Data science is making inroads into the world of impact investing, helping program designers and beneficiaries achieve closer alignment between their goals and strategies. While some are building on models from the business world to correlate different pieces of ecosystems to understand how impact flows, others are attempting to marshal next-generation digital technologies such as blockchain to improve outcomes in areas such as disaster response and land titling.

The Rockefeller Foundation has been designing ways to harness data effectively in order to improve the effectiveness of impact investing. “Data really helps you understand the nature of the problem, and thinking about data ahead of time helps you structure your experiments and your interventions,” said Zia Khan, vice president of initiatives and strategy at the foundation. “Measuring data helps you prove what works, what doesn’t work, and then you can monitor and scale things up.”

The data movement is infectious. Khan said he sees “increasing appetite to learn more from some of the countries that have done some breakthrough work,” such as Estonia and India. In particular, he cited India’s biometrics-based identification system called Aadhaar, which has enabled millions of previously undocumented residents to open bank accounts and secure government benefits, education and jobs, among other gains.

The Power of Correlation

Locus Analytics, an economic research and data analytics firm, has developed a new model to locate, map and study the components of an economy, which allows researchers, policymakers, investors, entrepreneurs and anyone interested in economic data to sort, splice and analyze the information in new and innovative ways, according to founder and CEO Rory Riggs.

The company created the Locus Model, which it said enables “a new method of interactive data analytics for business and economic data.” The model is apt for impact investing because it brings more precision in directing resources and maximizes desired outcomes. “If I could give you transparency to all these marketplaces, you now, from a financial point of view, can think through, ‘Where is the most impact for your dollars?’” Riggs said. “It is a way to benchmark and grade your investments and make them much more targeted.”
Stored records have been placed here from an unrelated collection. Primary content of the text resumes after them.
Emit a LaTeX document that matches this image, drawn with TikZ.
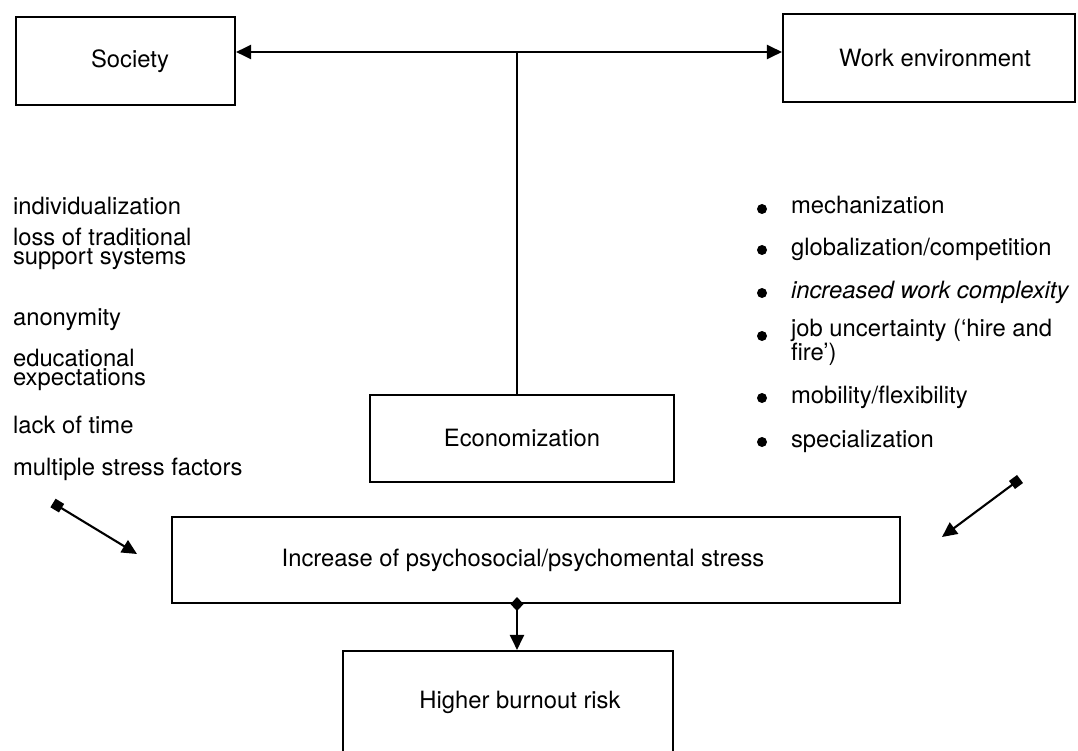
\documentclass[tikz,border=0pt]{standalone}
\usepackage{fontspec}
\setmainfont{TeX Gyre Heros}
\usetikzlibrary{arrows.meta}
\tikzset{
  tri/.tip={Triangle[length=15pt, width=14pt]},
  sqtip/.tip={Square[length=10pt, width=10pt]},
  diatip/.tip={Diamond[length=14pt, width=13pt]}}
\begin{document}
\begin{tikzpicture}[x=1pt,y=-1pt,
  line width=2.1pt,
  every node/.style={font=\fontsize{23.8}{19}\selectfont},
  box/.style={draw, line width=2.1pt, inner sep=0pt},
  item/.style={anchor=base west, align=left, inner sep=0pt},
  dot/.style={fill, circle, inner sep=0pt, minimum size=10pt}]
\useasboundingbox (0,0) rectangle (1078,751);
\clip (0,0) rectangle (1078,751);

% boxes
\node[box, minimum width=219pt, minimum height=88pt] (society) at (125.5,61) {};
\node (societytext) at (130,61) {Society};
\node[box, minimum width=292pt, minimum height=88pt] (work) at (929,58) {};
\node (worktext) at (935,58) {Work environment};
\node[box, minimum width=304pt, minimum height=87pt] (econ) at (522,438.5) {Economization};
\node[box, minimum width=728pt, minimum height=86pt] (stress) at (536,560) {};
\node (stresstext) at (523,560) {Increase of psychosocial/psychomental stress};
\node[box, minimum width=330pt, minimum height=106pt] (risk) at (508,704) {};
\node[anchor=base, inner sep=0pt] (risktext) at (520,708) {Higher burnout risk};

% connectors
\coordinate (hub) at (517,52);
\draw[tri-tri] (society.east |- hub) -- (work.west |- hub);
\draw (hub) -- (hub |- econ.north);
\draw[diatip-tri] ([yshift=7pt]hub |- stress.south) -- (hub |- risk.north);

\coordinate (sqL) at (53,503);
\coordinate (tipL) at (137,554);
\draw[sqtip-tri] (sqL) -- (tipL);
\coordinate (sqR) at (1020,479);
\coordinate (tipR) at (942,537);
\draw[sqtip-tri] (sqR) -- (tipR);

% society factors
\node[item] (s1) at (12,215) {individualization};
\node[item] (s2) at (12,265) {loss of traditional\\support systems};
\node[item] (s3) at (12,325) {anonymity};
\node[item] (s4) at (12,385) {educational\\expectations};
\node[item] (s5) at (12,433) {lack of time};
\node[item] (s6) at (12,475) {multiple stress factors};

% work environment factors
\node[item] (w1) at (790,214) {mechanization};
\node[item] (w2) at (790,255) {globalization/competition};
\node[item] (w3) at (790,298) {\itshape increased work complexity};
\node[item] (w4) at (790,360) {job uncertainty (‘hire and\\fire’)};
\node[item] (w5) at (790,403) {mobility/flexibility};
\node[item] (w6) at (790,447) {specialization};
\foreach \w/\dy in {w1/5,w2/5,w3/5,w4/24,w5/5,w6/5}
  \node[dot] at ([xshift=-28pt,yshift=\dy pt]\w.base west) {};
\end{tikzpicture}
\end{document}
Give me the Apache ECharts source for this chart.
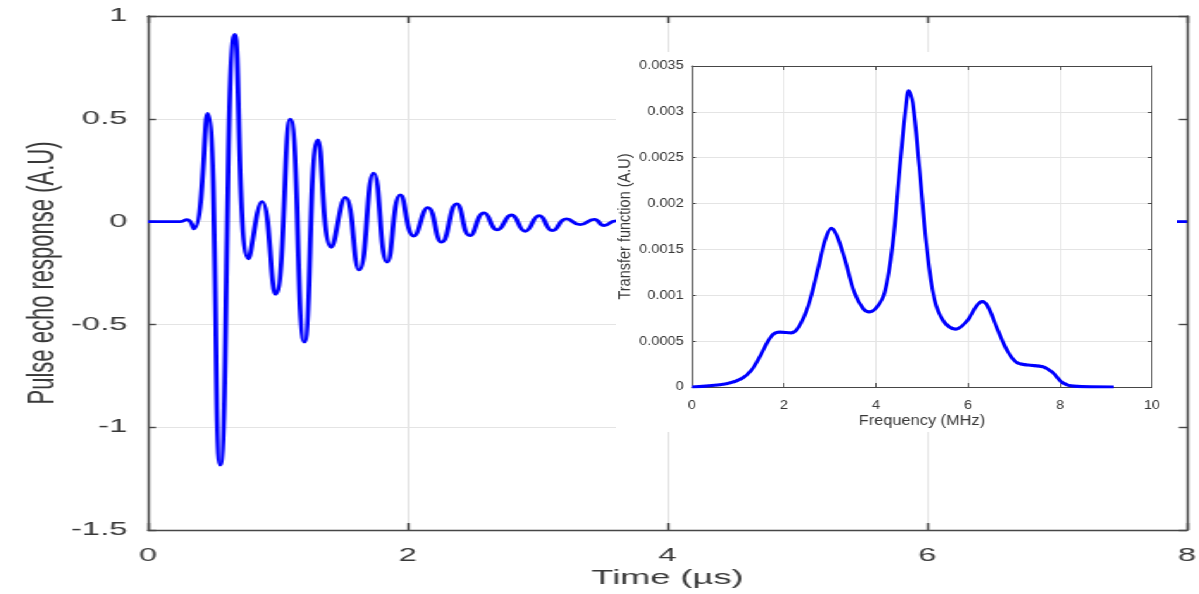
<!DOCTYPE html>
<html>
<head>
<meta charset="utf-8">
<script src="https://cdn.jsdelivr.net/npm/echarts@6/dist/echarts.min.js"></script>
<style>
  html, body { margin: 0; padding: 0; background: #fff; overflow: hidden; }
  /* Both figures are drawn on narrow canvases and widened horizontally */
  #main  { position: absolute; left: 0; top: 0; width: 697px; height: 594px;
           transform: scaleX(1.7202); transform-origin: 0 0; }
  #inset { position: absolute; left: 616px; top: 52px; width: 480px; height: 380px;
           transform: scaleX(1.16875); transform-origin: 0 0; background: #fff; }
</style>
</head>
<body>
<div id="main"></div>
<div id="inset"></div>
<script>
// Pulse-echo waveform: turning points of the signal (time in µs, amplitude A.U)
const timeUs = [0, 0.25, 0.30, 0.354, 0.458, 0.556, 0.669, 0.774, 0.877, 0.982,
  1.096, 1.204, 1.309, 1.412, 1.520, 1.626, 1.738, 1.842, 1.944, 2.047,
  2.155, 2.261, 2.377, 2.479, 2.588, 2.690, 2.798, 2.904, 3.012, 3.115,
  3.223, 3.328, 3.436, 3.513, 3.603, 3.70, 8.0];
const echo = [0, 0, 0.01, -0.035, 0.526, -1.184, 0.911, -0.181, 0.097, -0.354,
  0.498, -0.586, 0.397, -0.125, 0.118, -0.235, 0.236, -0.197, 0.130, -0.070,
  0.068, -0.100, 0.086, -0.068, 0.042, -0.040, 0.032, -0.047, 0.029, -0.044,
  0.013, -0.015, 0.011, -0.019, 0.004, 0, 0];

// Transfer function spectrum (frequency in MHz, magnitude A.U)
const freqMHz = [0, 0.75, 1.08, 1.29, 1.49, 1.66, 1.78, 1.91, 2.16, 2.32,
  2.53, 2.74, 2.90, 3.03, 3.15, 3.32, 3.53, 3.73, 3.86, 4.02,
  4.19, 4.36, 4.52, 4.65, 4.71, 4.80, 4.94, 5.10, 5.27, 5.48,
  5.73, 5.98, 6.18, 6.31, 6.43, 6.64, 6.85, 7.05, 7.30, 7.63,
  7.84, 8.05, 8.30, 9.17];
const transfer = [0, 0.000036, 0.000091, 0.000181, 0.000345, 0.000508, 0.00058, 0.000598, 0.000591, 0.000653,
  0.00089, 0.00129, 0.00161, 0.00173, 0.00165, 0.0014, 0.00103, 0.00085, 0.00082, 0.00087,
  0.00103, 0.00154, 0.00241, 0.00306, 0.00323, 0.0031, 0.00241, 0.00154, 0.00096, 0.00071,
  0.00063, 0.00072, 0.00088, 0.00093, 0.00088, 0.00063, 0.0004, 0.00027, 0.00024, 0.00022,
  0.00016, 0.00005, 0.00001, 0];

// Axis ranges: [min, max, step]
const timeAxis = [0, 8, 2];
const echoAxis = [-1.5, 1, 0.5];
const freqAxis = [0, 10, 2];
const transferAxis = [0, 0.0035, 0.0005];

const FONT = '"Liberation Sans", Arial, Helvetica, sans-serif';
const AXIS = '#464646';
const TEXT = '#383838';
const GRID = '#e4e4e4';
const BLUE = '#0000ff';

function frame(pos, range, tickLen, width, color) {
  return {
    type: 'value', position: pos, min: range[0], max: range[1], interval: range[2],
    axisLine: { show: true, onZero: false, lineStyle: { color: color, width: width } },
    axisTick: { show: true, inside: true, length: tickLen, lineStyle: { color: color, width: width } },
    axisLabel: { show: false }, splitLine: { show: false }
  };
}

const main = echarts.init(document.getElementById('main'));
main.setOption({
  animation: false,
  grid: { left: 86, right: 7, top: 16, bottom: 64, outerBoundsMode: 'none' },
  xAxis: [{
    type: 'value', min: timeAxis[0], max: timeAxis[1], interval: timeAxis[2],
    name: 'Time (µs)', nameLocation: 'middle', nameGap: 38, nameMoveOverlap: false,
    nameTextStyle: { fontSize: 21, color: TEXT, fontFamily: FONT },
    axisLine: { onZero: false, lineStyle: { color: AXIS, width: 1.4 } },
    axisTick: { inside: true, length: 7, lineStyle: { color: AXIS, width: 1.4 } },
    axisLabel: { fontSize: 19, color: TEXT, margin: 16, fontFamily: FONT },
    splitLine: { show: true, lineStyle: { color: GRID, width: 1 } }
  }, frame('top', timeAxis, 7, 1.4, AXIS)],
  yAxis: [{
    type: 'value', min: echoAxis[0], max: echoAxis[1], interval: echoAxis[2],
    name: 'Pulse echo response (A.U)', nameLocation: 'middle', nameGap: 50, nameMoveOverlap: false,
    nameTextStyle: { fontSize: 22, color: TEXT, fontFamily: FONT },
    axisLine: { onZero: false, lineStyle: { color: AXIS, width: 1.4 } },
    axisTick: { inside: true, length: 4.7, lineStyle: { color: AXIS, width: 1.4 } },
    axisLabel: { fontSize: 19, color: TEXT, margin: 12, fontFamily: FONT },
    splitLine: { show: true, lineStyle: { color: GRID, width: 1 } }
  }, frame('right', echoAxis, 4.7, 1.4, AXIS)],
  series: [{
    type: 'line', xAxisIndex: 0, yAxisIndex: 0,
    data: timeUs.map((t, i) => [t, echo[i]]),
    showSymbol: false, smooth: 0.5,
    lineStyle: { color: BLUE, width: 2.8 }
  }]
});

const inset = echarts.init(document.getElementById('inset'));
const fmt = v => String(parseFloat(v.toFixed(6)));
inset.setOption({
  animation: false,
  grid: { left: 65, right: 21.4, top: 14, bottom: 45, outerBoundsMode: 'none' },
  xAxis: [{
    type: 'value', min: freqAxis[0], max: freqAxis[1], interval: freqAxis[2],
    name: 'Frequency (MHz)', nameLocation: 'middle', nameGap: 27, nameMoveOverlap: false,
    nameTextStyle: { fontSize: 14, color: TEXT, fontFamily: FONT },
    axisLine: { onZero: false, lineStyle: { color: AXIS, width: 1 } },
    axisTick: { inside: true, length: 4, lineStyle: { color: AXIS, width: 1 } },
    axisLabel: { fontSize: 12.5, color: TEXT, margin: 12, fontFamily: FONT },
    splitLine: { show: true, lineStyle: { color: GRID, width: 1 } }
  }, frame('top', freqAxis, 4, 1, AXIS)],
  yAxis: [{
    type: 'value', min: transferAxis[0], max: transferAxis[1], interval: transferAxis[2],
    name: 'Transfer function (A.U)', nameLocation: 'middle', nameGap: 50, nameMoveOverlap: false,
    nameTextStyle: { fontSize: 14.5, color: TEXT, fontFamily: FONT },
    axisLine: { onZero: false, lineStyle: { color: AXIS, width: 1 } },
    axisTick: { inside: true, length: 3.4, lineStyle: { color: AXIS, width: 1 } },
    axisLabel: { fontSize: 12.5, color: TEXT, margin: 7, fontFamily: FONT, formatter: fmt },
    splitLine: { show: true, lineStyle: { color: GRID, width: 1 } }
  }, frame('right', transferAxis, 3.4, 1, AXIS)],
  series: [{
    type: 'line', xAxisIndex: 0, yAxisIndex: 0,
    data: freqMHz.map((f, i) => [f, transfer[i]]),
    showSymbol: false, smooth: 0.35,
    lineStyle: { color: BLUE, width: 3.2 }
  }]
});
</script>
</body>
</html>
Riggs explained how Locus harnesses the power of interrelation in data. Much like how geographic mapping uses a so-called “coordinate system,” the company uses location-based services to create “a robust classification system to understand better who you are, who’s around you, and then how to find other people who are like you,” he said. “We’ve taken a production system from inputs to outputs and allows you to figure out where you are in that process.”

“Measuring data helps you prove what works, what doesn’t work, and then you can monitor and scale things up.”–Zia Khan

For example, the model creates correlations between various functions, such as design, production, sales and transportation in a business setting, to create an “activity wheel.” That framework “captures every activity in the economy, and these activities are the same in Kigali as they are in New York,” he added.

Riggs and Khan shared their insights on innovating with data in an episode titled “Driving Data for Impact” as part of a Knowledge@Wharton podcast series From Back Street to Wall Street, where entrepreneurs, investors and policymakers from around the world focus on maximizing impact investing outcomes. (Listen to this episode using the player at the top of this page.)

Widening Interest

Riggs said one user of such data could be an entity like the Farmers Business Network, which crowdsources farmers, connects them with each other and shares real-time information on crop patterns, new agricultural products and others. “This is going to happen industry by industry” by providing participants greater visibility into their individual roles and their impact across their value chains, he said. “I’m hoping that every impact worker will have access to understanding what their business is and how their business is performed around the world.”